The federal government has set its sights on getting Australia’s banks and other regulated private sector entities to become accredited providers under its digital identity scheme.
The Digital Transformation Agency will spend the next three months bedding down the accreditation “requirements for commercial sector providers” looking to get on-board.
The requirements will be contained in the fourth iteration of the trusted digital identity framework (TDIF) used to govern the national federated identity model.
Until now, only the government’s own identity provider, the Australian Taxation Office, and Australia Post have been accredited as identity providers under the scheme.
However the Reserve Bank of Australia (RBA) has been agitating strongly for greater adoption of digital identities to better secure online and put a dent into spiraling online credit card fraud losses that are now more than $470 million a tear in Australia.
The ATO offers citizens the ability to create a digital identity to access online government services through its myGovID app, though this is currently limited to only the agency’s business portals.
Australia Post, on the other hand, will eventually allow consumers to verify their identity with its Digital iD system in order to access online government services.
The identity provider’s work in conjunction with Services Australia’s TDIF accredited identity exchange – a gateway used to verify an individual’s credentials without revealing their identity to service providers.
But to ensure the federated digital identity model is whole-of-economy solution, the DTA also needs buy-in from the commercial sector, particularly the banks.
It was always the government’s intention to allow individuals to choose their identity provider and access a range of public and private sector services through a single digital identity credential.
This requires the DTA to lay the groundwork for commercial sector TDIF assessment and accreditation, which covers usability, accessibility, privacy, protection, security, risk management and fraud control.
Minister for Government Service Stuart Robert said consultation with individuals, businesses and organisations would take place across the country to develop the latest iteration of the TDIF.
The consultation will also ensure the TDIF is interoperable with other trust frameworks such as the Australian Payment Council's TrustID framework.
“Australians rightly expect government services to be simple, seamless and safe,” he said.

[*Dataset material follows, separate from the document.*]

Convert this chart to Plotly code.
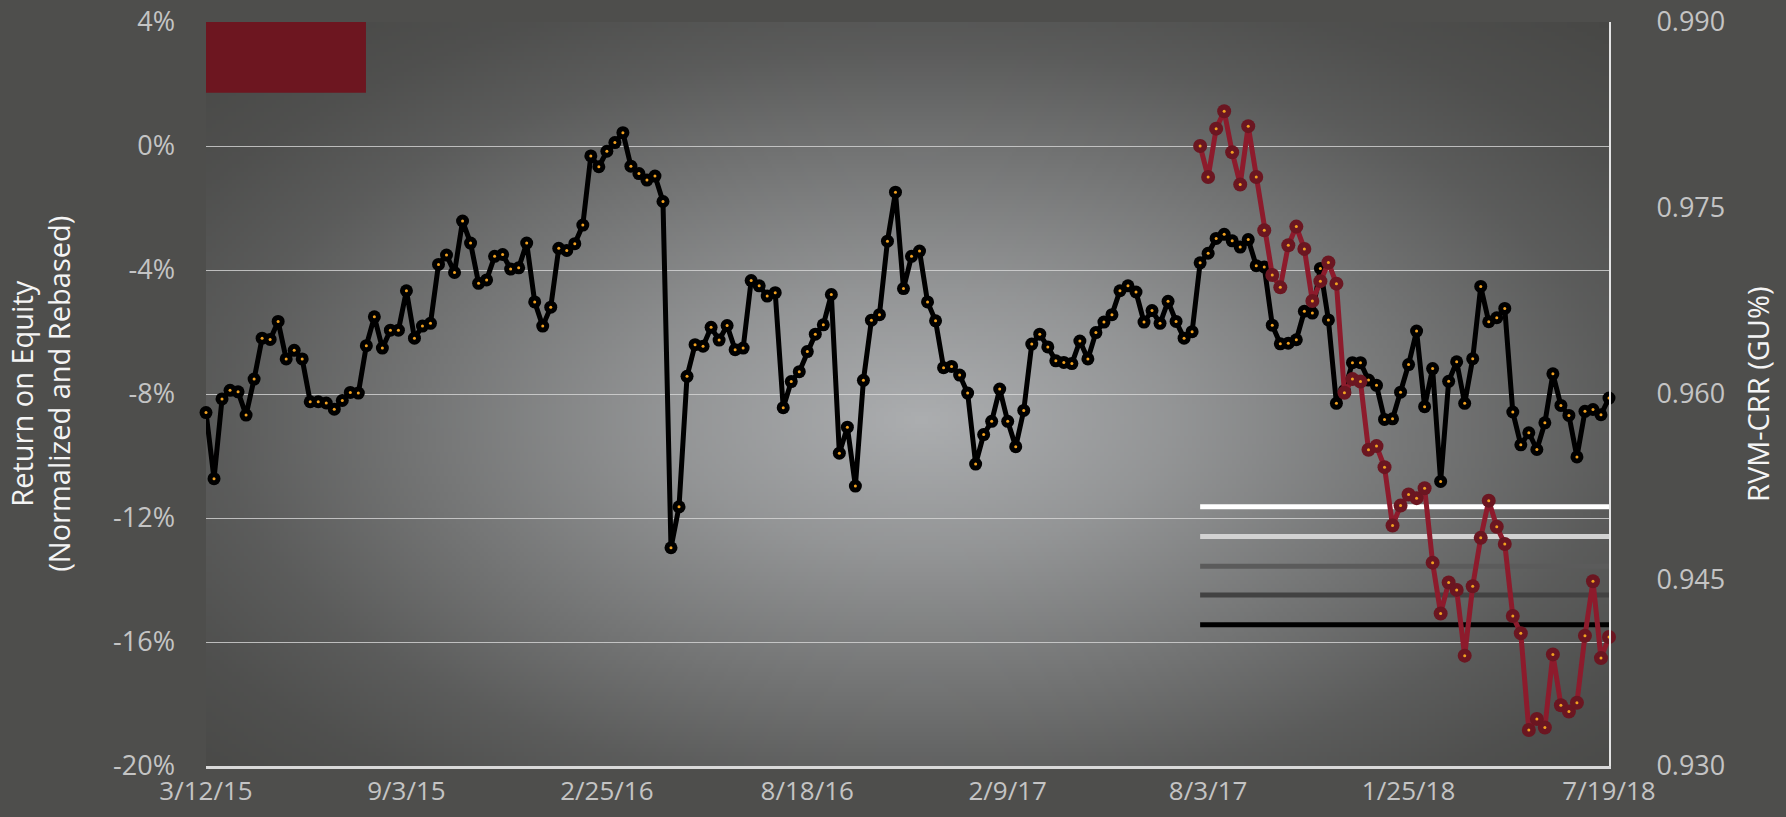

“The standards established through this framework will enable government to meet this expectation, ensuring Australians have secure and reliable access to digital government services.”
He has previously said the scheme’s future would see “many government agencies, banks, or other organisations undergo accreditation”.
“Providing Australians with choice and control of who they share identity information with was one of the recommendations of the Financial Services Inquiry that we have delivered on,” he said in July
The fourth iteration of the framework is slated for release in early 2020.